A huge bird recently fell out of the sky and landed in my neighbor David Slazenski’s front yard.
Slazenski was at work when his step-son, Vincent Medrano, found the bird, so Slazenski texted me to see if I could help. We live in Phoenix — a city known for its desert parks and mountain preserves.
But none of us had ever seen a wild bird quite like this.
“I just love birds, especially birds of prey. They’re so cool. I could tell it was hurt by the way the wing was sticking out,” said Slazenski, who marveled at the size of the bird. “That was a fat one, too. That was over knee high.”
Medrano and I both got on the phone to find a rescue that could come pick it up. Eventually, a man with a net and a cardboard box came by, scouring the neighborhood for the injured bird.
The rescuer didn’t find the bird that afternoon. But the next day, another call came in. A neighbor a few blocks down found it cornered by a colony of cats.
“Her name is Feral, because feral cats helped in her rescue,” said Michelle Anderson, clinic manager at the Wild at Heart raptor rescue, where the bird eventually ended up.
Feral is a red-tailed hawk.
And when I met her a few days later, she wasn’t in good shape. Her wing was wounded and drooping. Her appetite was inconsistent. She perched on Anderson’s arm, glaring at me with amber eyes that were as piercing as the talons on her feet.
Anderson said they believe the bird was electrocuted.
The injury is “pretty serious,” according to operations manager Eric Murray. He’s the man who came looking for the bird in my neighborhood.
“Now we’re at a point of seeing how bad it’s going to get,” Murray said.
He said that most electrocutions lead to necrosis, and once the flesh starts to die, the affected part of the wing has to be amputated.
“Sadly, if it gets to that point, it would have to be humanely euthanized,” Murray said.
This happens to eagles and hawks fairly often.

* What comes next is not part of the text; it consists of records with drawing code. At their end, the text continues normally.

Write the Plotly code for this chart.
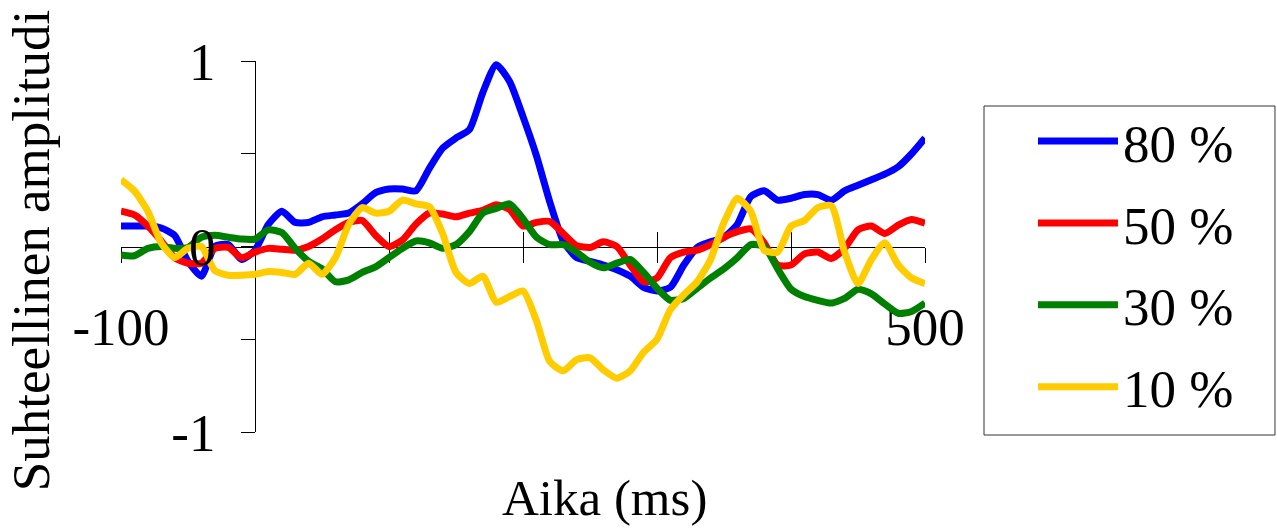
import plotly.graph_objects as go

# ---- data ----
time_ms = list(range(-100, 501, 10))

amp_80 = [0.11, 0.11, 0.11, 0.10, 0.06, -0.08, -0.16, 0.00, 0.01, -0.07,
          -0.02, 0.12, 0.19, 0.13, 0.13, 0.16, 0.17, 0.18, 0.23, 0.29,
          0.31, 0.31, 0.30, 0.42, 0.53, 0.585, 0.63, 0.83, 0.98, 0.89,
          0.70, 0.49, 0.24, 0.03, -0.06, -0.08, -0.10, -0.125, -0.16, -0.22,
          -0.24, -0.22, -0.10, -0.005, 0.025, 0.05, 0.12, 0.27, 0.30, 0.25,
          0.26, 0.28, 0.28, 0.25, 0.30, 0.33, 0.36, 0.39, 0.43, 0.50, 0.585]

amp_50 = [0.19, 0.17, 0.11, 0.03, -0.06, -0.09, -0.09, -0.01, -0.005, -0.06,
          -0.03, -0.01, -0.015, -0.02, 0.0, 0.04, 0.09, 0.13, 0.14, 0.06,
          0.0, 0.035, 0.12, 0.18, 0.175, 0.16, 0.18, 0.195, 0.225, 0.20,
          0.11, 0.13, 0.135, 0.07, 0.005, -0.005, 0.025, 0.0, -0.10, -0.19,
          -0.17, -0.06, -0.03, -0.02, 0.01, 0.05, 0.08, 0.095, 0.02, -0.10,
          -0.10, -0.04, -0.03, -0.065, -0.01, 0.09, 0.11, 0.07, 0.115, 0.145, 0.125]

amp_30 = [-0.045, -0.05, -0.01, 0.0, -0.01, -0.005, 0.05, 0.06, 0.05, 0.04,
          0.04, 0.09, 0.075, -0.01, -0.08, -0.12, -0.19, -0.18, -0.14, -0.11,
          -0.06, -0.01, 0.03, 0.02, -0.01, 0.01, 0.08, 0.18, 0.205, 0.23,
          0.15, 0.05, 0.01, 0.01, -0.03, -0.085, -0.115, -0.09, -0.07, -0.14,
          -0.225, -0.29, -0.28, -0.225, -0.17, -0.12, -0.06, 0.01, 0.0, -0.12,
          -0.23, -0.27, -0.29, -0.305, -0.28, -0.23, -0.255, -0.31, -0.36, -0.35, -0.305]

amp_10 = [0.36, 0.30, 0.19, 0.02, -0.06, -0.01, 0.0, -0.13, -0.155, -0.155,
          -0.15, -0.135, -0.14, -0.15, -0.09, -0.15, -0.06, 0.12, 0.21, 0.18,
          0.19, 0.25, 0.23, 0.215, 0.07, -0.14, -0.20, -0.16, -0.30, -0.27,
          -0.24, -0.40, -0.62, -0.67, -0.61, -0.60, -0.665, -0.71, -0.67, -0.57,
          -0.50, -0.34, -0.26, -0.19, -0.07, 0.13, 0.26, 0.19, -0.02, -0.03,
          0.11, 0.14, 0.21, 0.22, -0.03, -0.20, -0.07, 0.02, -0.10, -0.17, -0.20]

series_names = ["80 %", "50 %", "30 %", "10 %"]
series_values = [amp_80, amp_50, amp_30, amp_10]
series_colors = ["#0000FF", "#FF0000", "#008000", "#FFCC00"]
# the last series sits on the overlay axes (drawn on top, as in the reference)
series_axes = [("x", "y"), ("x", "y"), ("x", "y"), ("x2", "y2")]

x_tick_vals = [-100, 0, 100, 200, 300, 400, 500]
x_tick_text = ["-100", "", "", "", "", "", "500"]
y_tick_vals = [-1, -0.5, 0, 0.5, 1]
y_tick_text = ["-1", "", "0", "", "1"]

x_title = "Aika (ms)"
y_title = "Suhteellinen amplitudi"

FONT = "Liberation Serif, Times New Roman, serif"

fig = go.Figure()
for name, vals, col, (xa, ya) in zip(series_names, series_values, series_colors, series_axes):
    fig.add_trace(go.Scatter(
        x=time_ms, y=vals, name=name, mode="lines",
        xaxis=xa, yaxis=ya,
        line=dict(color=col, width=7, shape="spline", smoothing=0.6),
        legendgroup=name,
    ))

x_min, x_max = -100, 500
y_axis_pos = (0 - x_min) / (x_max - x_min)

fig.update_layout(
    width=1277, height=529,
    margin=dict(l=121, r=352, t=61, b=97),
    paper_bgcolor="white", plot_bgcolor="white",
    font=dict(family=FONT, size=53, color="black"),
    showlegend=True,
    legend=dict(
        x=1.1343, y=0.8947, xanchor="left", yanchor="top",
        borderwidth=0, bgcolor="rgba(0,0,0,0)",
        font=dict(family=FONT, size=53, color="black"),
        tracegroupgap=10, itemwidth=80,
    ),
    xaxis=dict(
        range=[x_min, x_max], anchor="free", position=0.5,
        showgrid=False, zeroline=False, showline=True,
        linecolor="black", linewidth=1,
        tickmode="array", tickvals=x_tick_vals, ticktext=x_tick_text,
        ticks="outside", ticklen=15, tickcolor="black", tickwidth=1,
        ticklabelstandoff=19,
        tickfont=dict(family=FONT, size=53, color="black"),
        layer="below traces", automargin=False,
    ),
    xaxis2=dict(
        range=[x_min, x_max], overlaying="x", anchor="free", position=0.5,
        showgrid=False, zeroline=False, showline=False,
        tickmode="array", tickvals=x_tick_vals, ticktext=[""] * len(x_tick_vals),
        ticks="inside", ticklen=15, tickcolor="black", tickwidth=1,
        layer="below traces", automargin=False,
    ),
    yaxis=dict(
        range=[-1, 1], anchor="free", position=y_axis_pos,
        showgrid=False, zeroline=False, showline=True,
        linecolor="black", linewidth=1,
        tickmode="array", tickvals=y_tick_vals, ticktext=[""] * len(y_tick_vals),
        ticks="outside", ticklen=14, tickcolor="black", tickwidth=1,
        layer="below traces", automargin=False,
    ),
    yaxis2=dict(
        range=[-1, 1], overlaying="y", anchor="free", position=y_axis_pos,
        showgrid=False, zeroline=False, showline=False,
        tickmode="array", tickvals=y_tick_vals, ticktext=y_tick_text,
        ticks="outside", ticklen=14, tickcolor="rgba(0,0,0,0)",
        ticklabelstandoff=15,
        tickfont=dict(family=FONT, size=53, color="black"),
        layer="above traces", automargin=False,
    ),
    shapes=[
        dict(type="rect", xref="paper", yref="paper",
             x0=1.0734, x1=1.4353, y0=-0.0081, y1=0.8787,
             line=dict(color="#333333", width=1), fillcolor="rgba(0,0,0,0)",
             layer="below"),
    ],
    annotations=[
        dict(text=x_title, xref="paper", yref="paper", x=0.601, y=-0.178,
             xanchor="center", yanchor="middle", showarrow=False,
             font=dict(family=FONT, size=51, color="black")),
        dict(text=y_title, xref="paper", yref="paper", x=-0.112, y=0.49,
             xanchor="center", yanchor="middle", showarrow=False, textangle=-90,
             font=dict(family=FONT, size=53, color="black")),
    ],
)

fig.write_html(
    "out.html",
    config={"displayModeBar": False},
    post_script="document.body.style.margin='0';document.body.style.overflow='hidden';",
)
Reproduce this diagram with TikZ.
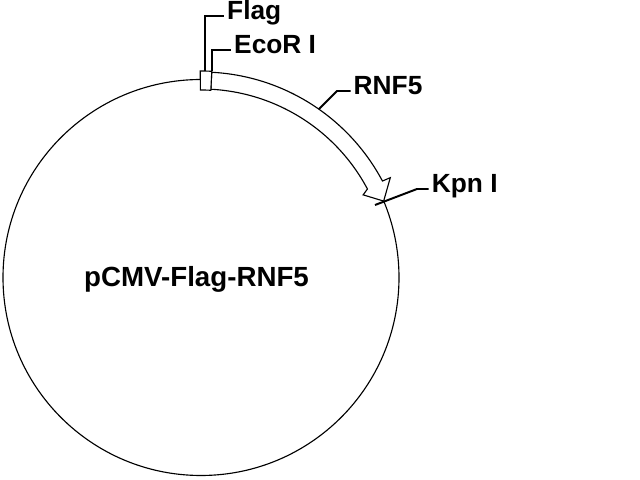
\documentclass[tikz,border=0pt]{standalone}
\usepackage{fontspec}
\setmainfont{Liberation Sans}
\usepackage{tikz}
\usetikzlibrary{positioning, calc}

\tikzset{
  lbl/.style={font=\bfseries\fontsize{18.7}{18.7}\selectfont, anchor=mid west, inner ysep=0pt, inner xsep=2.1pt},
  leader/.style={line width=1.4pt},
  plasmid/.style={line width=0.8pt}
}

\begin{document}
\begin{tikzpicture}[x=0.025cm, y=0.025cm]
\useasboundingbox (0,0) rectangle (640,480);

% Plasmid backbone
\begin{scope}[shift={(201,202.5)}]
\draw[plasmid] (0,0) circle[radius=198];

% RNF5 insert (block arrow)
\draw[plasmid, fill=white] (87:188.5) arc[start angle=87, end angle=28, radius=188.5]
  -- (27:182) -- (22.7:198) -- (27.8:214) -- (28:205.5)
  arc[start angle=28, end angle=87, radius=205.5] -- cycle;

% Flag tag
\draw[plasmid, fill=white] (90.2:187.5) arc[start angle=90.2, end angle=87, radius=187.5]
  -- (87:206.5) arc[start angle=87, end angle=90.2, radius=206.5] -- cycle;

% Sites
\coordinate (flagsite) at (88.8:206.5);
\coordinate (ecorsite) at (87:206.5);
\coordinate (rnfsite) at (55:205.5);
\end{scope}
\coordinate (kpnsite) at (375,275);
\coordinate (rnfbend) at (337,389);
\coordinate (kpnbend) at (417,291);

% Labels
\node[lbl] (flag) at (224,464.3) {Flag};
\node[lbl] (ecor) at (231,430) {EcoR I};
\node[lbl] (rnf5) at (350.5,389) {RNF5};
\node[lbl] (kpn) at (428.7,291) {Kpn I};
\node[font=\bfseries\fontsize{19.7}{19.7}\selectfont, anchor=base] (name) at (196.5,193) {pCMV-Flag-RNF5};

% Leaders
\draw[leader] (flagsite) |- (flag.mid west);
\draw[leader] (ecorsite) |- (ecor.mid west);
\draw[leader] (rnfsite) -- (rnfbend) -- (rnf5.mid west);
\draw[leader] (kpnsite) -- (kpnbend) -- (kpn.mid west);
\end{tikzpicture}
\end{document}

The data are difficult to compile, but one study from 2014 said that anywhere from about 1 million to nearly 12 million birds are fatally zapped by U.S. power lines every year.
Utilities are well aware.
“Utilities didn’t really realize this was an issue until the 1970s when a lot of the environmental movements were taking place, and folks started noticing birds interacting with utility infrastructure,” said Lesly Swanson, former chair of the Avian Powerline Interaction Committee, a national group of utilities formed to protect birds from electrocution.

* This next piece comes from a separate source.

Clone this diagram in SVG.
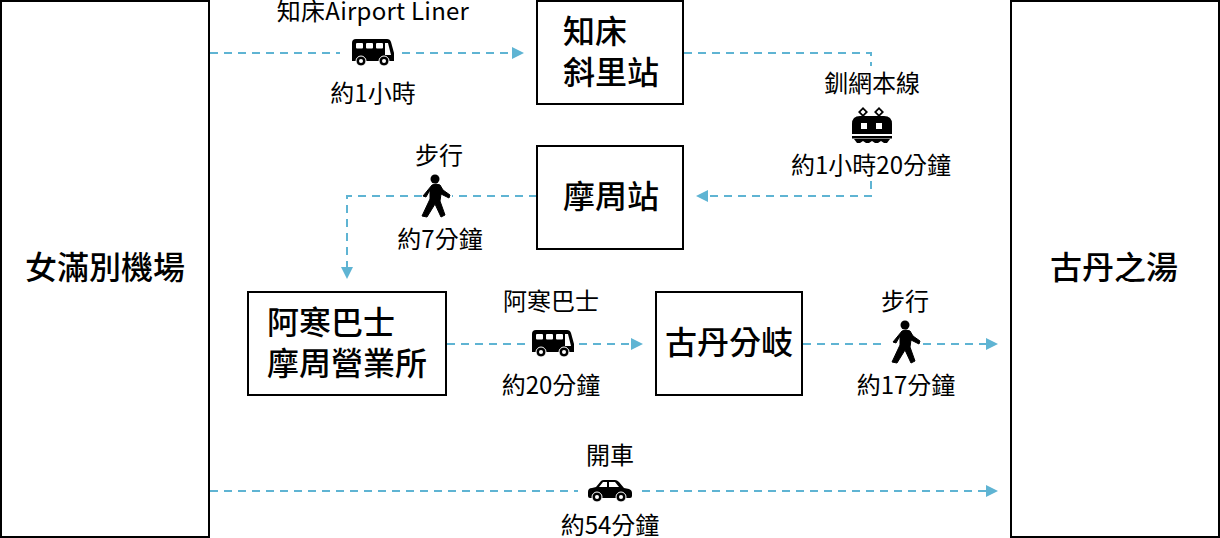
<svg xmlns="http://www.w3.org/2000/svg" xmlns:xlink="http://www.w3.org/1999/xlink" width="1220" height="538" viewBox="0 0 1220 538">
<style>
text{font-family:"Noto Sans CJK TC","Noto Sans",sans-serif;fill:#000;text-anchor:middle}
.n{font-size:32px;font-weight:500}
.l{font-size:24px}
.b{fill:#fff;stroke:#000;stroke-width:2}
.c{fill:none;stroke:#5fb4d3;stroke-width:2;stroke-dasharray:8 6}
.h{fill:#5fb4d3}
</style>
<defs>
<g id="bus">
<path d="M-17,-12 H14 Q17,-12 18,-9 L21,2 V10 H-21 V-8 Q-21,-12 -17,-12 Z" fill="#000"/>
<rect x="-17" y="-8" width="7" height="5.500" rx="1" fill="#fff"/>
<rect x="-7" y="-8" width="7" height="5.500" rx="1" fill="#fff"/>
<rect x="3" y="-8" width="7" height="5.500" rx="1" fill="#fff"/>
<path d="M12,-8 H15 L18,4 H12 Z" fill="#fff"/>
<circle cx="-12" cy="10" r="5" fill="#000" stroke="#fff" stroke-width="1"/><circle cx="-12" cy="10" r="2" fill="#fff"/>
<circle cx="11" cy="10" r="5" fill="#000" stroke="#fff" stroke-width="1"/><circle cx="11" cy="10" r="2" fill="#fff"/>
</g>
<g id="walk">
<circle cx="0" cy="0" r="4.500" fill="#000"/>
<path d="M-3,6 Q1,4 5,6 L8,11 L15,16 L14,19 L6,15 L5,22 L10,36 L6,38 L0,25 L-8,38 L-13,37 L-5,20 L-5,11 L-9,18 L-12,17 Z" fill="#000" stroke="#000" stroke-width="1" stroke-linejoin="round"/>
</g>
</defs>
<g id="connectors">
<path class="c" d="M210,53 H340"/>
<path class="c" d="M402,53 H514"/>
<path class="h" d="M524,53 L512,47 V59 Z"/>
<path class="c" d="M684,53 H871 V66"/>
<path class="c" d="M871,181 V196 H706"/>
<path class="h" d="M696,196 L708,190 V202 Z"/>
<path class="c" d="M537,196 H452"/>
<path class="c" d="M422,196 H347 V268"/>
<path class="h" d="M347,279 L341,267 H353 Z"/>
<path class="c" d="M447,344 H529"/>
<path class="c" d="M579,344 H632"/>
<path class="h" d="M643,344 L631,338 V350 Z"/>
<path class="c" d="M803,344 H884"/>
<path class="c" d="M923,344 H988"/>
<path class="h" d="M998,344 L986,338 V350 Z"/>
<path class="c" d="M210,491 H578"/>
<path class="c" d="M642,491 H988"/>
<path class="h" d="M998,491 L986,485 V497 Z"/>
</g>
<g id="node-airport"><rect class="b" x="1" y="1" width="208" height="536"/><text class="n" x="105" y="279">女滿別機場</text></g>
<g id="node-shari"><rect class="b" x="537" y="1" width="146" height="103"/><text class="n" x="595" y="43">知床</text><text class="n" x="611" y="84">斜里站</text></g>
<g id="node-mashu"><rect class="b" x="537" y="146" width="146" height="103"/><text class="n" x="611" y="208">摩周站</text></g>
<g id="node-akan"><rect class="b" x="248" y="292" width="198" height="103"/><text class="n" x="331" y="334">阿寒巴士</text><text class="n" x="347" y="375">摩周營業所</text></g>
<g id="node-junction"><rect class="b" x="656" y="292" width="146" height="103"/><text class="n" x="729" y="354">古丹分岐</text></g>
<g id="node-kotan"><rect class="b" x="1011" y="1" width="208" height="536"/><text class="n" x="1114" y="279">古丹之湯</text></g>
<g id="label-liner"><text class="l" x="373" y="20" letter-spacing="0.25">知床Airport Liner</text><use xlink:href="#bus" href="#bus" x="373" y="51"/><text class="l" x="373" y="102">約1小時</text></g>
<g id="label-senmo"><text class="l" x="872" y="92">釧網本線</text>
<g id="train" fill="#000">
<path d="M852,124 Q852,116 860,116 H884 Q892,116 892,124 V134 H852 Z"/>
<rect x="852" y="136" width="40" height="2.500"/>
<path d="M854,139 H890 L887,143 H884 L881,141 L878,143 H875 L872,141 L869,143 H866 L863,141 L860,143 H857 Z"/>
<rect x="861" y="123" width="6" height="6" fill="#fff"/><rect x="876" y="123" width="6" height="6" fill="#fff"/>
<path d="M863,107 L868,112 L863,117 L858,112 Z M863,109.500 L860.500,112 L863,114.500 L865.500,112 Z M879,107 L884,112 L879,117 L874,112 Z M879,109.500 L876.500,112 L879,114.500 L881.500,112 Z" fill-rule="evenodd"/>
</g>
<text class="l" x="871" y="174">約1小時20分鐘</text></g>
<g id="label-walk1"><text class="l" x="439" y="164">步行</text><use xlink:href="#walk" href="#walk" x="435" y="179"/><text class="l" x="440" y="248">約7分鐘</text></g>
<g id="label-akanbus"><text class="l" x="551" y="310">阿寒巴士</text><use xlink:href="#bus" href="#bus" x="553" y="342"/><text class="l" x="551" y="394">約20分鐘</text></g>
<g id="label-walk2"><text class="l" x="905" y="310">步行</text><use xlink:href="#walk" href="#walk" x="905" y="325"/><text class="l" x="906" y="394">約17分鐘</text></g>
<g id="label-car"><text class="l" x="610" y="464">開車</text>
<g transform="translate(610,490)">
<path d="M-22,2 Q-22,-2 -18,-2 L-14,-3 L-9,-9 Q-8,-10 -6,-10 H5 Q7,-10 9,-8 L14,-2 L19,-1 Q22,0 22,3 V6 Q22,8 20,8 H-20 Q-22,8 -22,6 Z" fill="#000"/>
<path d="M-11,-3 L-7,-8 H-3 V-3 Z M-1,-8 H5 L9,-3 H-1 Z" fill="#fff"/>
<circle cx="-13" cy="7" r="5" fill="#000" stroke="#fff"/><circle cx="-13" cy="7" r="2" fill="#fff"/>
<circle cx="11" cy="7" r="5" fill="#000" stroke="#fff"/><circle cx="11" cy="7" r="2" fill="#fff"/>
</g>
<text class="l" x="610" y="534">約54分鐘</text></g>
</svg>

You’ve probably noticed small birds perching on power lines without any problem. Swanson said that’s because those birds are only touching the electrified equipment in one spot.
“The electricity tends to just move through them,” she said.
It’s the larger birds with longer wingspans — like hawks, eagles and owls — that can make contact with two different lines. That’s when it gets dangerous.
Electrocution tends to happen when the birds are taking off and landing, said Swanson, a biologist for the Salt River Project, an Arizona utility.
“If it has a rabbit, a fish or a snake in its talons, that could touch one of the phases,” she explained. “And then when the bird opens its wings, that’s when it could get in trouble.”
How do you solve this problem?
If you’ve ever seen a plastic contraption on a power pole or line, that’s a bird guard.
Swanson said they keep the animals from making contact with energized equipment. Utilities can also redesign poles to make the lines further apart. That way, an extended wing on a big raptor won’t reach a second wire.
The state’s largest utility, Arizona Public Service, builds large perching platforms high atop power poles that aren’t connected to electricity.
The goal is to entice the birds to make nests in safer locations.
About 185 birds died by electrocution last year along the utility’s 38,000 miles of power lines, said APS wildlife biologist Mathew Downs.
“Every one of those is really important to us,” he said. “We’d like that number to be zero, but in a perfect world that’s not how it works.”
According to biologists, electrocution really isn’t the biggest threat to raptors.
They fly into high-rise windows, get hit by cars and eat rodents laced with poison. Laura Hackett, a biologist at Liberty Wildlife in Phoenix, said some succumb to glue traps laid down by homeowners to catch other pests.
“It’s usually something where humans have been involved somehow,” she said. “We definitely see gunshots more than we really expect to. We have an X-ray machine. We’re sometimes surprised how many pellets we’ll find inside a bird.”
One recent study suggests that many birds found dead near a power line actually died from a gunshot wound.
Hope for the red-tailed hawk
So where does that leave the unlucky red-tailed hawk that landed in my neighbor’s yard?
When we first met, rescuer Eric Murray told me her recovery would be tough — that she might not make it.
But a few weeks after the injury, her chances are improving.
When I called for an update, Murray told me that while there’s still some fluid seeping from the wound, most of the damaged tissue on the wing has scabbed over.
Her appetite has returned.
“She’s a feisty eater,” he said.
And the utility, APS, tells me it plans to install more bird guards on the power lines in that area to help prevent it from happening again.